--- start of Data extract ---

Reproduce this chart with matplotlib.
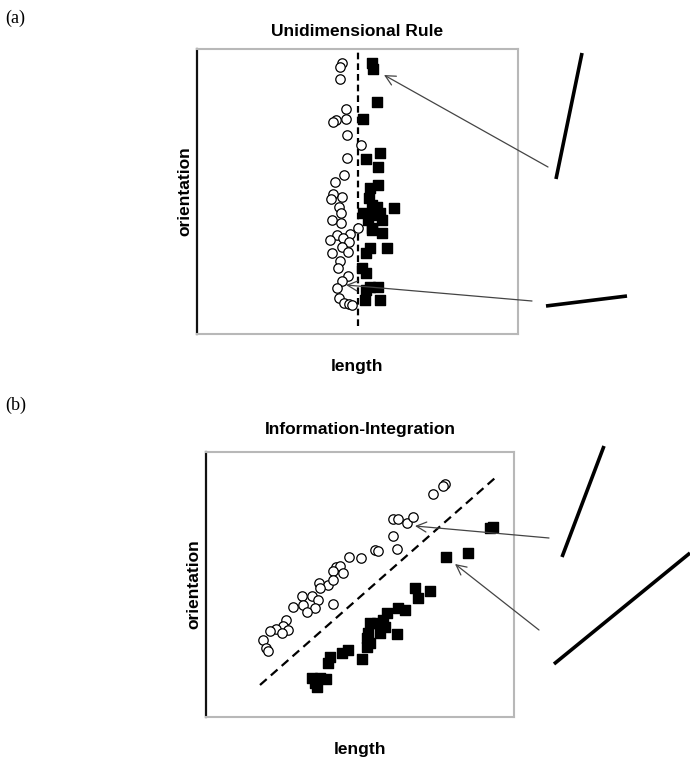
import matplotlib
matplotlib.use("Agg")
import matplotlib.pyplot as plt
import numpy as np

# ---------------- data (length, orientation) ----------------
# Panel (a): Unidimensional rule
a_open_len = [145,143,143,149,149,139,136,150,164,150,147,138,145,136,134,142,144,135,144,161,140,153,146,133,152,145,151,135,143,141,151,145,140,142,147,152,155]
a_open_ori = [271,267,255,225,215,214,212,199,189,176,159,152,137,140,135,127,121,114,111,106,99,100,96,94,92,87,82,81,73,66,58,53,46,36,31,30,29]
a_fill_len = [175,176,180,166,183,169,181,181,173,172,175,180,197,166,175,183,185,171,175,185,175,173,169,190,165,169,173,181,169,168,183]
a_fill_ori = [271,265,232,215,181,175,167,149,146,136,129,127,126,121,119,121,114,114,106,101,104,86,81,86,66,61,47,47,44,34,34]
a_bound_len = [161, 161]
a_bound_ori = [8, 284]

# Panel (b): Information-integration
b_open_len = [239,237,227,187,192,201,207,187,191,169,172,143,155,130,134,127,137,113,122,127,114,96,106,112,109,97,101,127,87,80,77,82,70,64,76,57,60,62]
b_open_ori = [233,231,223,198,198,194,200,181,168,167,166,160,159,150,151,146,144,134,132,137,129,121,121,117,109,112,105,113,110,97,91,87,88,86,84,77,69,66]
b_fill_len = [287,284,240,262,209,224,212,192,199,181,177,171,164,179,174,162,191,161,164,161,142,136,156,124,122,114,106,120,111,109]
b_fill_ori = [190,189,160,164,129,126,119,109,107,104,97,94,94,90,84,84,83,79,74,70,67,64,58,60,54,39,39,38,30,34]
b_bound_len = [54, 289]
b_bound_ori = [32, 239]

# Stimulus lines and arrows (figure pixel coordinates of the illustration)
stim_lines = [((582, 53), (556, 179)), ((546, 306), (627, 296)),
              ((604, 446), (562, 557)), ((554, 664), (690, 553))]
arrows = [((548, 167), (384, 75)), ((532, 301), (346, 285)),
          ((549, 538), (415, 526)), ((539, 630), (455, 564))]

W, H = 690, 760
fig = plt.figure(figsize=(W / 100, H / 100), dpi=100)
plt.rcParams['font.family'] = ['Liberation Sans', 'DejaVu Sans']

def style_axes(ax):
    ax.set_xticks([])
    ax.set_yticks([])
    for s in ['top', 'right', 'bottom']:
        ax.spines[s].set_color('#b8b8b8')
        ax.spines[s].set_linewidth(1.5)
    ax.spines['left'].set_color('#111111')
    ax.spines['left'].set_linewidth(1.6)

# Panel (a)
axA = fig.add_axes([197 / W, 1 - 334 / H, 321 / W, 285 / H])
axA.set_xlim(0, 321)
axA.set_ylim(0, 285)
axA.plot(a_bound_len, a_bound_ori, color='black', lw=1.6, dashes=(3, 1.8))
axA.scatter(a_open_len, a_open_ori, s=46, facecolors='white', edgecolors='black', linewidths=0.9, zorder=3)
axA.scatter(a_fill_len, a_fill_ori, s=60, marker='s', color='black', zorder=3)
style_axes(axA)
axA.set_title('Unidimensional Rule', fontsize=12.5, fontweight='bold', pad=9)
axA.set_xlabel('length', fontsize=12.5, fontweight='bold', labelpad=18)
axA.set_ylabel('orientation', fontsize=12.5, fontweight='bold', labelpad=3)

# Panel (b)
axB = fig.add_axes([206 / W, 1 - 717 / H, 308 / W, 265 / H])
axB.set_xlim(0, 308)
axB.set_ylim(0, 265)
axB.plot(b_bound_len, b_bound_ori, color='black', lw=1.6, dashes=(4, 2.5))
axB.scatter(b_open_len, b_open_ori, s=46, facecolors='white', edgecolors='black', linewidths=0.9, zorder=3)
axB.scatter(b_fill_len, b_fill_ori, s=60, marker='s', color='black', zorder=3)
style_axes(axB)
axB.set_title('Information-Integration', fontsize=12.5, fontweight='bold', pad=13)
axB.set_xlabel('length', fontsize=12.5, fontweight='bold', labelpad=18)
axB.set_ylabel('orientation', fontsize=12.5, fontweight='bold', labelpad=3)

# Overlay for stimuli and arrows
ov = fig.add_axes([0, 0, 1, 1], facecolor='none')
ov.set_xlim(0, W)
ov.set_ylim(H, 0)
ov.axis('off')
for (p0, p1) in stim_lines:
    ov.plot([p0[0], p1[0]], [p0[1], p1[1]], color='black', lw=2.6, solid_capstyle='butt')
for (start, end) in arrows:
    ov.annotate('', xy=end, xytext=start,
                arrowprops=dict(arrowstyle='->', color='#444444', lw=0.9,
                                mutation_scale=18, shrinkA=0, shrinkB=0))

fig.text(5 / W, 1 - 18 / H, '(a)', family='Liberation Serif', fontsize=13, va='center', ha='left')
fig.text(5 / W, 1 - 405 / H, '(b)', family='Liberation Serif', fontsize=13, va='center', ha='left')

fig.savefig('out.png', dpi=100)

--- end of Data extract ---

The lines from the start of the data through the line that contains "import numpy as np" are to be returned exactly, please, with both ends included and every picture left out.

Reproduce this chart with matplotlib.
import matplotlib
matplotlib.use("Agg")
import matplotlib.pyplot as plt
import numpy as np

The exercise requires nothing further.